STATED TASK: Only the lines from the top of the listing below to the line that has "a_zero = [0, 0, 0, 0, 0, 0, 0, 0, 0, 0, 0]" should be echoed, with both ends kept and pictures left out.

RECORDED INFORMATION:

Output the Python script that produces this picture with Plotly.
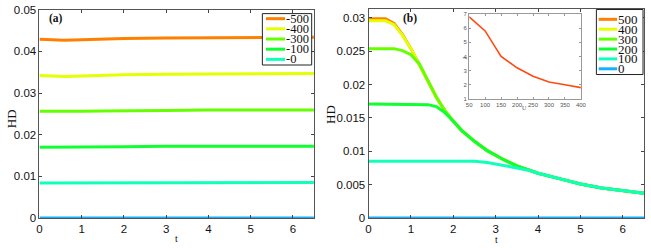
import plotly.graph_objects as go

W, H = 651, 248

# ---------------- data ----------------
# panel (a)
t_a = [0, 0.3, 0.6, 1.0, 1.5, 2.0, 3.0, 4.0, 5.0, 6.0, 6.5]
a_names = ["-500", "-400", "-300", "-100", "-0"]
a_m500 = [0.0429, 0.0428, 0.0427, 0.0428, 0.0430, 0.0431, 0.0432, 0.0433, 0.0433, 0.0434, 0.0434]
a_m400 = [0.0342, 0.0341, 0.0340, 0.0341, 0.0343, 0.0344, 0.0345, 0.0346, 0.0346, 0.0347, 0.0347]
a_m300 = [0.0256, 0.0256, 0.0255, 0.0256, 0.0257, 0.0257, 0.0258, 0.0259, 0.0259, 0.0259, 0.0259]
a_m100 = [0.0170, 0.0170, 0.0170, 0.0170, 0.0171, 0.0171, 0.0172, 0.0172, 0.0172, 0.0172, 0.0172]
a_m0 = [0.0084, 0.0084, 0.0084, 0.0084, 0.0085, 0.0085, 0.0085, 0.0085, 0.0085, 0.0085, 0.0085]
a_zero = [0, 0, 0, 0, 0, 0, 0, 0, 0, 0, 0]

# panel (b)
t_b = [0, 0.2, 0.4, 0.6, 0.8, 1.0, 1.2, 1.4, 1.6, 1.8, 2.0, 2.2, 2.5, 2.8, 3.0, 3.2,
       3.5, 3.8, 4.0, 4.5, 5.0, 5.5, 6.0, 6.5]
b_names = ["500", "400", "300", "200", "100", "0"]
b_500 = [0.0299, 0.0299, 0.0299, 0.0292, 0.0275, 0.0254, 0.0230, 0.0205, 0.0181, 0.0161,
         0.0145, 0.0131, 0.0115, 0.0101, 0.0094, 0.0087, 0.0078, 0.0071, 0.0067, 0.0059,
         0.0051, 0.0045, 0.0041, 0.0037]
b_400 = [0.0296, 0.0296, 0.0296, 0.0290, 0.0274, 0.0254, 0.0230, 0.0205, 0.0181, 0.0161,
         0.0145, 0.0131, 0.0115, 0.0101, 0.0094, 0.0087, 0.0078, 0.0071, 0.0067, 0.0059,
         0.0051, 0.0045, 0.0041, 0.0037]
b_300 = [0.0254, 0.0254, 0.0254, 0.0254, 0.0251, 0.0245, 0.0231, 0.0205, 0.0181, 0.0161,
         0.0145, 0.0131, 0.0115, 0.0101, 0.0094, 0.0087, 0.0078, 0.0071, 0.0067, 0.0059,
         0.0051, 0.0045, 0.0041, 0.0037]
b_200 = [0.0171, 0.0171, 0.0171, 0.0171, 0.0171, 0.0171, 0.0171, 0.0170, 0.0167, 0.0158,
         0.0145, 0.0131, 0.0115, 0.0101, 0.0094, 0.0087, 0.0078, 0.0071, 0.0067, 0.0059,
         0.0051, 0.0045, 0.0041, 0.0037]
b_100 = [0.0085, 0.0085, 0.0085, 0.0085, 0.0085, 0.0085, 0.0085, 0.0085, 0.0085, 0.0085,
         0.0085, 0.0085, 0.0085, 0.0083, 0.0081, 0.0078, 0.0075, 0.0071, 0.0067, 0.0059,
         0.0051, 0.0045, 0.0041, 0.0037]
b_0 = [0] * len(t_b)

# inset
u_vals = [50, 100, 150, 200, 250, 300, 350, 400]
j_vals = [6.8, 5.8, 4.0, 3.2, 2.6, 2.2, 2.0, 1.8]

colors = ["#ff8000", "#e4ff00", "#66ff00", "#10ff30", "#10ffbb", "#12b0ff"]
a_colors = colors[:5]

# ---------------- layout helpers ----------------
def px_x(x):
    return x / W

def px_y(y):
    return 1 - y / H

fig = go.Figure()

a_series = [a_m500, a_m400, a_m300, a_m100, a_m0]
for name, ys, c in zip(a_names, a_series, a_colors):
    fig.add_trace(go.Scatter(x=t_a, y=ys, mode="lines", name=name,
                             line=dict(color=c, width=3), xaxis="x", yaxis="y",
                             showlegend=False))
fig.add_trace(go.Scatter(x=t_a, y=a_zero, mode="lines", line=dict(color=colors[5], width=3),
                         xaxis="x", yaxis="y", showlegend=False, cliponaxis=False))

b_series = [b_500, b_400, b_300, b_200, b_100, b_0]
for name, ys, c in zip(b_names, b_series, colors):
    fig.add_trace(go.Scatter(x=t_b, y=ys, mode="lines", name=name,
                             line=dict(color=c, width=3), xaxis="x2", yaxis="y2",
                             showlegend=False, cliponaxis=False))

fig.add_trace(go.Scatter(x=u_vals, y=j_vals, mode="lines", line=dict(color="#ff4a10", width=1.6),
                         xaxis="x3", yaxis="y3", showlegend=False))

tickfont = dict(family="Liberation Sans, Arial", size=11.5, color="#111")
axcommon = dict(showgrid=False, zeroline=False, ticks="inside", ticklen=3, tickwidth=1,
                tickcolor="#444", showline=True, linecolor="#555", linewidth=1,
                mirror="allticks", tickfont=tickfont)
insetfont = dict(family="Liberation Sans, Arial", size=6, color="#555")
insetax = dict(showgrid=False, zeroline=False, ticks="inside", ticklen=2,
               tickcolor="#999", showline=True, linecolor="#999", mirror="allticks",
               tickfont=insetfont)

fig.update_layout(
    width=W, height=H, margin=dict(l=0, r=0, t=0, b=0, pad=0), autosize=False,
    paper_bgcolor="white", plot_bgcolor="white",
    xaxis=dict(domain=[px_x(37), px_x(315.3)], range=[0, 6.5], dtick=1, tick0=0,
               anchor="y", **axcommon),
    yaxis=dict(domain=[px_y(222.7), px_y(4)], range=[0, 0.05], dtick=0.01, tick0=0,
               anchor="x", **axcommon),
    xaxis2=dict(domain=[px_x(370.7), px_x(650)], range=[0, 6.5], dtick=1, tick0=0,
                anchor="y2", **axcommon),
    yaxis2=dict(domain=[px_y(222.7), px_y(3.5)], range=[0, 0.0313], dtick=0.005, tick0=0,
                anchor="x2", **axcommon),
    xaxis3=dict(domain=[px_x(472.7), px_x(586)], range=[50, 400], dtick=50, tick0=50,
                anchor="y3", **insetax),
    yaxis3=dict(domain=[px_y(97.7), px_y(8.3)], range=[1, 7], dtick=1, tick0=1,
                anchor="x3", **insetax),
)

shapes = []
annotations = []
serif = "Liberation Serif, Times New Roman"

def label(text, x, y, size, color="#111", angle=0):
    annotations.append(dict(text=text, xref="paper", yref="paper", x=px_x(x), y=px_y(y),
                            xanchor="center", yanchor="middle", textangle=angle,
                            showarrow=False, borderpad=0,
                            font=dict(family=serif, size=size, color=color)))

def add_legend(names, cols, x0, x1, y0, y1, row0, dy, lx0, lx1, tx, fsize):
    shapes.append(dict(type="rect", xref="paper", yref="paper",
                       x0=px_x(x0), x1=px_x(x1), y0=px_y(y1), y1=px_y(y0),
                       line=dict(color="#222", width=1), fillcolor="white", layer="above"))
    for i, (n, c) in enumerate(zip(names, cols)):
        yy = row0 + i * dy
        shapes.append(dict(type="line", xref="paper", yref="paper",
                           x0=px_x(lx0), x1=px_x(lx1), y0=px_y(yy), y1=px_y(yy),
                           line=dict(color=c, width=3), layer="above"))
        annotations.append(dict(text=n, xref="paper", yref="paper", x=px_x(tx), y=px_y(yy),
                                xanchor="left", yanchor="middle", showarrow=False,
                                borderpad=0,
                                font=dict(family=serif, size=fsize, color="#111")))

add_legend(a_names, a_colors, 263, 313, 8, 62, 13.3, 10.7, 266.7, 286, 285.5, 12.5)
add_legend(b_names, colors, 601.7, 649, 3.7, 72, 14, 10.4, 604, 622.7, 622.5, 13)

# axis titles / labels
label("HD", 8, 118, 13, angle=-90)
label("HD", 332, 114, 13, angle=-90)
label("t", 175.5, 244, 10)
label("t", 500, 245, 10)
label("<b>(a)</b>", 54, 12.7, 11.5)
label("<b>(b)</b>", 412.5, 12.7, 11.5)
label("J", 467.5, 55, 6.5, color="#555", angle=-90)
label("U", 528.5, 107, 6, color="#555")

fig.update_layout(shapes=shapes, annotations=annotations)
fig.write_html("out.html", config={"displayModeBar": False},
               post_script="document.body.style.margin='0';document.body.style.overflow='hidden';")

EXPECTED ANSWER:
Output the Python script that produces this picture with Plotly.
import plotly.graph_objects as go

W, H = 651, 248

# ---------------- data ----------------
# panel (a)
t_a = [0, 0.3, 0.6, 1.0, 1.5, 2.0, 3.0, 4.0, 5.0, 6.0, 6.5]
a_names = ["-500", "-400", "-300", "-100", "-0"]
a_m500 = [0.0429, 0.0428, 0.0427, 0.0428, 0.0430, 0.0431, 0.0432, 0.0433, 0.0433, 0.0434, 0.0434]
a_m400 = [0.0342, 0.0341, 0.0340, 0.0341, 0.0343, 0.0344, 0.0345, 0.0346, 0.0346, 0.0347, 0.0347]
a_m300 = [0.0256, 0.0256, 0.0255, 0.0256, 0.0257, 0.0257, 0.0258, 0.0259, 0.0259, 0.0259, 0.0259]
a_m100 = [0.0170, 0.0170, 0.0170, 0.0170, 0.0171, 0.0171, 0.0172, 0.0172, 0.0172, 0.0172, 0.0172]
a_m0 = [0.0084, 0.0084, 0.0084, 0.0084, 0.0085, 0.0085, 0.0085, 0.0085, 0.0085, 0.0085, 0.0085]
a_zero = [0, 0, 0, 0, 0, 0, 0, 0, 0, 0, 0]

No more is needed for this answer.